Don't get me wrong (or do, what the fuck do I care at this point?!), I enjoy being entertained, I just don't enjoy being taken for a retarted horny, 5-year-old, marmoset.
Explosion! Tits! So-called repartee! Boom! Woohoo!

No. Sorry, but: no.

I did enjoy the 'Iron Man' films, by the way. I don't know why, but I did (NB: at the time if this writing I still haven't seen the third installment), but when you mix everything into one pile of goop, you get... well... goop.
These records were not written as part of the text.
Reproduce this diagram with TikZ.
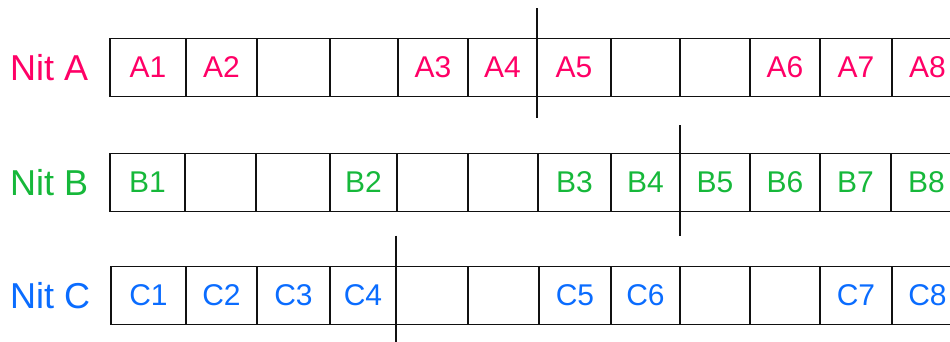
\documentclass[tikz,border=0pt]{standalone}
\usepackage{fontspec}
\setmainfont{Liberation Sans}
\usepackage{tikz}
\usetikzlibrary{positioning,calc}
\definecolor{nitA}{HTML}{FF0066}
\definecolor{nitB}{HTML}{16B83A}
\definecolor{nitC}{HTML}{0A6CFF}
\definecolor{ink}{HTML}{111111}
\tikzset{
  % --- nodes
  cell/.style = {draw=ink, line width=1.4pt, minimum height=58pt, inner sep=0pt,
                 outer sep=0pt, font=\fontsize{30}{30}\selectfont},
  nit/.style  = {anchor=west, inner sep=0pt, font=\fontsize{36}{36}\selectfont},
  % --- edges
  cut/.style  = {draw=ink, line width=1.6pt},
}
\begin{document}
\begin{tikzpicture}[x=1pt, y=-1pt]
  \useasboundingbox (0,0) rectangle (950,342);
  \clip (0,0) rectangle (950,342);

  % row A
  \node[nit, text=nitA] (nA) at (10,67.5) {Nit A};
  \foreach \l/\r/\t [count=\i] in {110/186/A1,186/257/A2,257/330/{},330/398/{},
      398/468/A3,468/537/A4,537/611/A5,611/680/{},680/750/{},750/820/A6,
      820/892/A7,892/963/A8}
    \node[cell, text=nitA, minimum width=\r-\l] (a\i) at ({(\l+\r)/2},67.5) {\t};

  % row B
  \node[nit, text=nitB] (nB) at (10,182.5) {Nit B};
  \foreach \l/\r/\t [count=\i] in {110/185/B1,185/256/{},256/330/{},330/397/B2,
      397/468/{},468/538/{},538/611/B3,611/680/B4,680/750/B5,750/820/B6,
      820/891/B7,891/962/B8}
    \node[cell, text=nitB, minimum width=\r-\l] (b\i) at ({(\l+\r)/2},182.5) {\t};

  % row C
  \node[nit, text=nitC] (nC) at (10,295.5) {Nit C};
  \foreach \l/\r/\t [count=\i] in {111/186/C1,186/257/C2,257/330/C3,330/396/C4,
      396/468/{},468/539/{},539/611/C5,611/680/C6,680/750/{},750/820/{},
      820/892/C7,892/963/C8}
    \node[cell, text=nitC, minimum width=\r-\l] (c\i) at ({(\l+\r)/2},295.5) {\t};

  % cut lines
  \draw[cut] ($(a6.north east)+(0,-30)$) -- ($(a6.south east)+(0,22)$);
  \draw[cut] ($(b8.north east)+(0,-28)$) -- ($(b8.south east)+(0,24)$);
  \draw[cut] ($(c4.north east)+(0,-31)$) -- ($(c4.south east)+(0,30)$);
\end{tikzpicture}
\end{document}
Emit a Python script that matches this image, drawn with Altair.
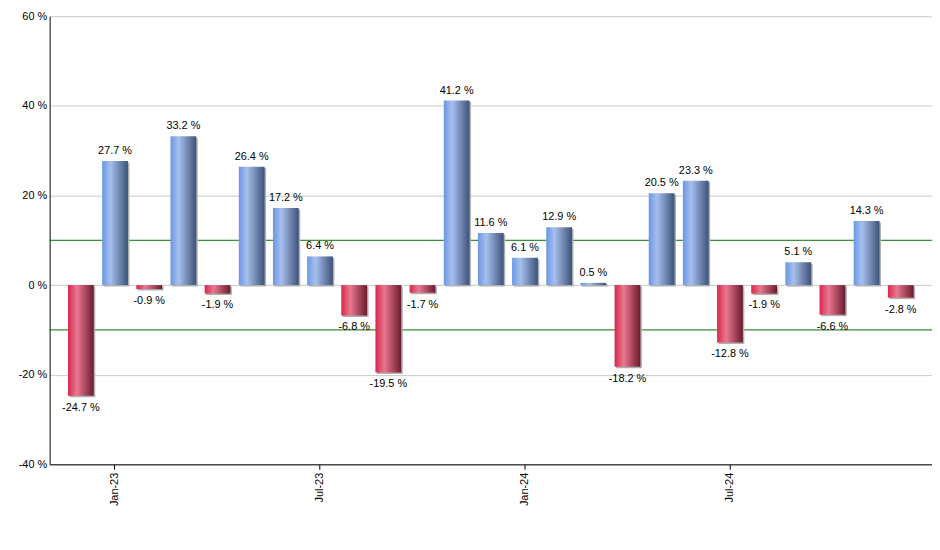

It's like: I love Nutella, and I love Lagavulin and I love steak and I love ice cream. Mix all four and you got a problem.
Then again, coming to a Hollywoof multi-mega-cineplex near you: A new snack! 'Filet mignon with its single malt chocolate ice cream sauce. Why go to a fancy restaurant when you can eat in the dark and trick your brain into thinking you're being entertained?!'

I'm gonna induce vomiting and flip through the yellow pages to find a lobotomy clinic now. Because I won't be able to cope with the PTSD this film has induced.